= DATASET RECORDS =

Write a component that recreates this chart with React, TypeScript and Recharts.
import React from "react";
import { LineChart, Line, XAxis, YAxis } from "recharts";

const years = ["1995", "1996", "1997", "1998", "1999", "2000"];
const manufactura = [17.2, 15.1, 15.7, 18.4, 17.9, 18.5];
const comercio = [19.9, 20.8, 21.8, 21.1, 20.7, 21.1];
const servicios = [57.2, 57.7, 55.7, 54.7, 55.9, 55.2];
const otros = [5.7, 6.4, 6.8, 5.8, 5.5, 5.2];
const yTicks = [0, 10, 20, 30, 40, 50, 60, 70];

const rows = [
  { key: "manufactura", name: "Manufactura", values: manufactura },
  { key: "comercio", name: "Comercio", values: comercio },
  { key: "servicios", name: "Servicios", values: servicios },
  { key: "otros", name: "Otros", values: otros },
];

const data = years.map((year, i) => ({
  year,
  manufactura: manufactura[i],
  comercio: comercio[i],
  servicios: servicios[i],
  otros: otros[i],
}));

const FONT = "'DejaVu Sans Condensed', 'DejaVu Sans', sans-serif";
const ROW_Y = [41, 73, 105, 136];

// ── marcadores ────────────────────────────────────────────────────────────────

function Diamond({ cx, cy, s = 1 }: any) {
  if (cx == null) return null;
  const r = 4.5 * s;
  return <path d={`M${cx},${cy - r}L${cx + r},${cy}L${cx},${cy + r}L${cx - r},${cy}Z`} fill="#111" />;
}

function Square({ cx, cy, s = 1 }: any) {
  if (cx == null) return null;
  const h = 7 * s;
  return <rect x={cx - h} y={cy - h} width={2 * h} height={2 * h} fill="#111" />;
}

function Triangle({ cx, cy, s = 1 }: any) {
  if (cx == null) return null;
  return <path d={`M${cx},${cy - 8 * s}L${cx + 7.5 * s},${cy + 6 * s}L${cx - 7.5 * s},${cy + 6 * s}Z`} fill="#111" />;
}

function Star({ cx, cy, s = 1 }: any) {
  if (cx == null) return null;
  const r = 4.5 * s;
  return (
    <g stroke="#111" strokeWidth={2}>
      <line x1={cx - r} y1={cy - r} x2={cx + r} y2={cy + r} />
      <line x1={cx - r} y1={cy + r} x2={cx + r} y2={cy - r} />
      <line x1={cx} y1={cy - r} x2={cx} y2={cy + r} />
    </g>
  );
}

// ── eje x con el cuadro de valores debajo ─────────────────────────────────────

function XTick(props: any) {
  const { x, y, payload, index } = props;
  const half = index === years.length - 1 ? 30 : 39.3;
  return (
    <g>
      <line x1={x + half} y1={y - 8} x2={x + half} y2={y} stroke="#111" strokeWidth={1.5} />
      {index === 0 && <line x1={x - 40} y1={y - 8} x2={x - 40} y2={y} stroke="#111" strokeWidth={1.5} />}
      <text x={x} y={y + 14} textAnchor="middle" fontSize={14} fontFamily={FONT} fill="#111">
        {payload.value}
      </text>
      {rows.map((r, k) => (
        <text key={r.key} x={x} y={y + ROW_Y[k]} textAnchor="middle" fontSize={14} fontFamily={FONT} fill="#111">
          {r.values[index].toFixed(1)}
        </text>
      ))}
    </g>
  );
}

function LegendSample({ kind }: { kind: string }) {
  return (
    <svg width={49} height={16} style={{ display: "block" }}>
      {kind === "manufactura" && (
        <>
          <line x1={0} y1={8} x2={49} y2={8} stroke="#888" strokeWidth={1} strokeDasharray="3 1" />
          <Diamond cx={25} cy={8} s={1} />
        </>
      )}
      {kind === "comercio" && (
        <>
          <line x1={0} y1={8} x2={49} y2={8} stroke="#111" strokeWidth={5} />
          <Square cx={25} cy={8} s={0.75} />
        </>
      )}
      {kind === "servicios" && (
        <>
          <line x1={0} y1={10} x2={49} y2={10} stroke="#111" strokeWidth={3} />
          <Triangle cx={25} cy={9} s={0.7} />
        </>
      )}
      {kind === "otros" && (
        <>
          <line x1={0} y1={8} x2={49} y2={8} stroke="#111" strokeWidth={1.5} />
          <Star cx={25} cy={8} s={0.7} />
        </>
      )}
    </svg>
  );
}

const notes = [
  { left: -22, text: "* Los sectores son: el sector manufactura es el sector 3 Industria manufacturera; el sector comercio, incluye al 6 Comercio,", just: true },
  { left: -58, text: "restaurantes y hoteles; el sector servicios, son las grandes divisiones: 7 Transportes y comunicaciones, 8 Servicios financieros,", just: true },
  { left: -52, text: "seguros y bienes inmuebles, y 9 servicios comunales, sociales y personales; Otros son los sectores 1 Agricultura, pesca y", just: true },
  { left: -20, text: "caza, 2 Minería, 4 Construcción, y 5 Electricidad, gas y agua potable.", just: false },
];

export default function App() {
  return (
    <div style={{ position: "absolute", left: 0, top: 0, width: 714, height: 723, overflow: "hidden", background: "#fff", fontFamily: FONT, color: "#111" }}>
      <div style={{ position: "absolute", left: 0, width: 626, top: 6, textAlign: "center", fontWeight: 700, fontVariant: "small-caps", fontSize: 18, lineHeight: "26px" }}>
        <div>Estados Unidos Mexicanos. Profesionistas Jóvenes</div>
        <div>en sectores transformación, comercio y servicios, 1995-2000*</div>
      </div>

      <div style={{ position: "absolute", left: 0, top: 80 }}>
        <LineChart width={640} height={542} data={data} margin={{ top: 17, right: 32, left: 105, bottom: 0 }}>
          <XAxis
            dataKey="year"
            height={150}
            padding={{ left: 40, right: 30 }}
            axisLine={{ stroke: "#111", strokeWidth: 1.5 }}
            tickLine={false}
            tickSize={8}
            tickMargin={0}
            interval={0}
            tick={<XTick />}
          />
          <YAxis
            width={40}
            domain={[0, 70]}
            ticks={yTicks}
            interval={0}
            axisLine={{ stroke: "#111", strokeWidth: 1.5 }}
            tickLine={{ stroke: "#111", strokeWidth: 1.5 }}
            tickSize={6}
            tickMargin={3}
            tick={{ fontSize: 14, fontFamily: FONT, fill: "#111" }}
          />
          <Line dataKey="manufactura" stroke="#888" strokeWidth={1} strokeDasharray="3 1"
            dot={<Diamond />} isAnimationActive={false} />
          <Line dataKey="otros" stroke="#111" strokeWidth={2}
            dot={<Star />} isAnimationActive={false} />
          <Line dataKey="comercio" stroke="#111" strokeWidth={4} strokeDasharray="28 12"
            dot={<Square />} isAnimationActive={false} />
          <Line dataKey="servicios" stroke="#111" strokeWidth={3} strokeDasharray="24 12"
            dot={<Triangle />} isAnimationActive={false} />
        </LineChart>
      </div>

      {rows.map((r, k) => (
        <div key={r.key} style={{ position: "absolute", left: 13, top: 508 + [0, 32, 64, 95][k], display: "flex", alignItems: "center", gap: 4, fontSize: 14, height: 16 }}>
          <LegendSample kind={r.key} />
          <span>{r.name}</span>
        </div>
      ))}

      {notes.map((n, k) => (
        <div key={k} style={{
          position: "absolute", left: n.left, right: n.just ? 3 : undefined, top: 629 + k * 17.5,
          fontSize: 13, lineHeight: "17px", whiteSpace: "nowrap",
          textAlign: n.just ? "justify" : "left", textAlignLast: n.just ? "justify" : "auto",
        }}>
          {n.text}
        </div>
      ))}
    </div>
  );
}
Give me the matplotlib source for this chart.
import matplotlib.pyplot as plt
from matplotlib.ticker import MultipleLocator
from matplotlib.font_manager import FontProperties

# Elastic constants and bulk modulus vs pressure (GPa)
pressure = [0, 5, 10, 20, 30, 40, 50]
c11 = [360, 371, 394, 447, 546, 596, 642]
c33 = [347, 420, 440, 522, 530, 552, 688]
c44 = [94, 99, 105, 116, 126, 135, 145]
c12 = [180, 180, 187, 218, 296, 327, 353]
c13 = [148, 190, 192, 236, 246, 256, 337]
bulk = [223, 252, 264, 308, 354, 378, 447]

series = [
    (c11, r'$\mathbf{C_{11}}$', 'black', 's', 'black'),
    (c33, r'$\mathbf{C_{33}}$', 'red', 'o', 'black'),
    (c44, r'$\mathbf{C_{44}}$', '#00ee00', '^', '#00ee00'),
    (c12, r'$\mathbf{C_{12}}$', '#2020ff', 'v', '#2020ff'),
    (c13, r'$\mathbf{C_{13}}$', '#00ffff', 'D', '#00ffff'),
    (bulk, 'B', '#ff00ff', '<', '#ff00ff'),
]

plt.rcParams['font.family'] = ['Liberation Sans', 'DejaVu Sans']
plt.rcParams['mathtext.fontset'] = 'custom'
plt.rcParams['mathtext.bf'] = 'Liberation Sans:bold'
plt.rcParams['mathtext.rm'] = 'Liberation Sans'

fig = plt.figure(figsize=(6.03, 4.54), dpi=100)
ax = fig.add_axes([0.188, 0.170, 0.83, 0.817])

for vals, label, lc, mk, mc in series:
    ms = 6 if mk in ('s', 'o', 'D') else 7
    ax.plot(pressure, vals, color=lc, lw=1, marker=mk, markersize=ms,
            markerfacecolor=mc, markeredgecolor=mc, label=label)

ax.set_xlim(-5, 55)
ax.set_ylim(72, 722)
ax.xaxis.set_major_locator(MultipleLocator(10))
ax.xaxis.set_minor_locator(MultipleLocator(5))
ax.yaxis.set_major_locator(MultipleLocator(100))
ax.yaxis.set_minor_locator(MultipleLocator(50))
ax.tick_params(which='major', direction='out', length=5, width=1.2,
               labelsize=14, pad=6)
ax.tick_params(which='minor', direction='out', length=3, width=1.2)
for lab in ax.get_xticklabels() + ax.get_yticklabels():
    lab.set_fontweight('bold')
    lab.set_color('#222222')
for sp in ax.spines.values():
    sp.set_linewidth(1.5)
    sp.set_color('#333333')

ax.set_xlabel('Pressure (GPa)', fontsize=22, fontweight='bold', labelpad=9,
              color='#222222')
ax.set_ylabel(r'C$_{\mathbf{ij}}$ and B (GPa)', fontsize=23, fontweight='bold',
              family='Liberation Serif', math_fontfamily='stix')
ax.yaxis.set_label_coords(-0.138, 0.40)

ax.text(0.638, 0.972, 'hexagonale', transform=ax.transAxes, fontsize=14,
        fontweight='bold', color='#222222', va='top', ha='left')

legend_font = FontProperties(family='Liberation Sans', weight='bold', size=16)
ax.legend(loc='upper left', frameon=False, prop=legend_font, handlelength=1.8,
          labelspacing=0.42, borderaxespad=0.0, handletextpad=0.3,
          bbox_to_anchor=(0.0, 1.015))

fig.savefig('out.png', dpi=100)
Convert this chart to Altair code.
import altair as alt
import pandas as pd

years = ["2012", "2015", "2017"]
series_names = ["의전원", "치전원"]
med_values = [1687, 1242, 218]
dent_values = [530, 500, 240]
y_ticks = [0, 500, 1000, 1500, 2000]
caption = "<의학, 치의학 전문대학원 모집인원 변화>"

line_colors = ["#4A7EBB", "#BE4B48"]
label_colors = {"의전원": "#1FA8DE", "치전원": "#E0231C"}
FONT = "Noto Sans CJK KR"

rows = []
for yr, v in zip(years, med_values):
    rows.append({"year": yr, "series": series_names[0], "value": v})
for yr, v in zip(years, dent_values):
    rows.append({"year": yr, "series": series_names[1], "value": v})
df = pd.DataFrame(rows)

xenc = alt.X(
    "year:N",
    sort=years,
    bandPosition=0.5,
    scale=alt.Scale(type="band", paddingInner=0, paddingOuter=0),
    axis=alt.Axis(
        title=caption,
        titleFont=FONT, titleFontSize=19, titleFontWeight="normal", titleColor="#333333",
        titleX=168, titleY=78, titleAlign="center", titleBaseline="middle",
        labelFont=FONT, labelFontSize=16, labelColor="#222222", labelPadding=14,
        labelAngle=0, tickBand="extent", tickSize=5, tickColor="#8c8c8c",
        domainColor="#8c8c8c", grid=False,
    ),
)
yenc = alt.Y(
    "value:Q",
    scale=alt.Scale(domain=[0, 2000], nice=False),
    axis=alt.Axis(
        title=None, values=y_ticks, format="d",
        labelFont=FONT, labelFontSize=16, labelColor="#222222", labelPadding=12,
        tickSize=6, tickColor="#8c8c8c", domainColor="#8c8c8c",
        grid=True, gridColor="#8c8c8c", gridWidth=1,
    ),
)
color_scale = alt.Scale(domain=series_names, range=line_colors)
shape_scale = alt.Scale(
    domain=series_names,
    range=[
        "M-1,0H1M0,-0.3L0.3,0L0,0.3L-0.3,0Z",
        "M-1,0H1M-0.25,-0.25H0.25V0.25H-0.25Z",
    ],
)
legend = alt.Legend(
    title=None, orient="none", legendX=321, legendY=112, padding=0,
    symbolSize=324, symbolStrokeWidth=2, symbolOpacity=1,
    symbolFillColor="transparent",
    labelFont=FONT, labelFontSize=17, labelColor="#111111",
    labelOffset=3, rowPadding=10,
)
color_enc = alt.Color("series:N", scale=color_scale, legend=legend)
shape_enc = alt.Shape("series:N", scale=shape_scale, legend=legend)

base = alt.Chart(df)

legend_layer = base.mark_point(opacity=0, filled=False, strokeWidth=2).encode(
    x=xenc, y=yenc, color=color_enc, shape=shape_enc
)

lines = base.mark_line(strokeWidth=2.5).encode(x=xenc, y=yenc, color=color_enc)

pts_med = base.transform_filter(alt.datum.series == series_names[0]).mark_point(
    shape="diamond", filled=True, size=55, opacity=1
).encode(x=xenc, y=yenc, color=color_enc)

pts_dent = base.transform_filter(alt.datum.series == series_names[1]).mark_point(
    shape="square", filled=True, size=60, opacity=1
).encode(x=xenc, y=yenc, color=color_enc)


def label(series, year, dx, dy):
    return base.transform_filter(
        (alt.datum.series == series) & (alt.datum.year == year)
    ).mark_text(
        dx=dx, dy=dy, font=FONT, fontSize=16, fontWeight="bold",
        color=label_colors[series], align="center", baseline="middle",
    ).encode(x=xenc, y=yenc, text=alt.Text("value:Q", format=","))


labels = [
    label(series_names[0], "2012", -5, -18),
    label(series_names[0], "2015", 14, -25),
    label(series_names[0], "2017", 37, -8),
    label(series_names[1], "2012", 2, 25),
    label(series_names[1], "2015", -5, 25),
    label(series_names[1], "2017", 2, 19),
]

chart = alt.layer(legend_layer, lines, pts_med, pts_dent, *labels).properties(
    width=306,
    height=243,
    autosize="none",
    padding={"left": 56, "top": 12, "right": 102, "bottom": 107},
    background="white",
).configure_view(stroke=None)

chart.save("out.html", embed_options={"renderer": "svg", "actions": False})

= WRITTEN EXERCISE =
Above are some lines. Repeat exactly, and only, those from the line that has "Convert this chart to Altair code." through the line that has "df = pd.DataFrame(rows)".

= ANSWER TO THE EXERCISE =
Convert this chart to Altair code.
import altair as alt
import pandas as pd

years = ["2012", "2015", "2017"]
series_names = ["의전원", "치전원"]
med_values = [1687, 1242, 218]
dent_values = [530, 500, 240]
y_ticks = [0, 500, 1000, 1500, 2000]
caption = "<의학, 치의학 전문대학원 모집인원 변화>"

line_colors = ["#4A7EBB", "#BE4B48"]
label_colors = {"의전원": "#1FA8DE", "치전원": "#E0231C"}
FONT = "Noto Sans CJK KR"

rows = []
for yr, v in zip(years, med_values):
    rows.append({"year": yr, "series": series_names[0], "value": v})
for yr, v in zip(years, dent_values):
    rows.append({"year": yr, "series": series_names[1], "value": v})
df = pd.DataFrame(rows)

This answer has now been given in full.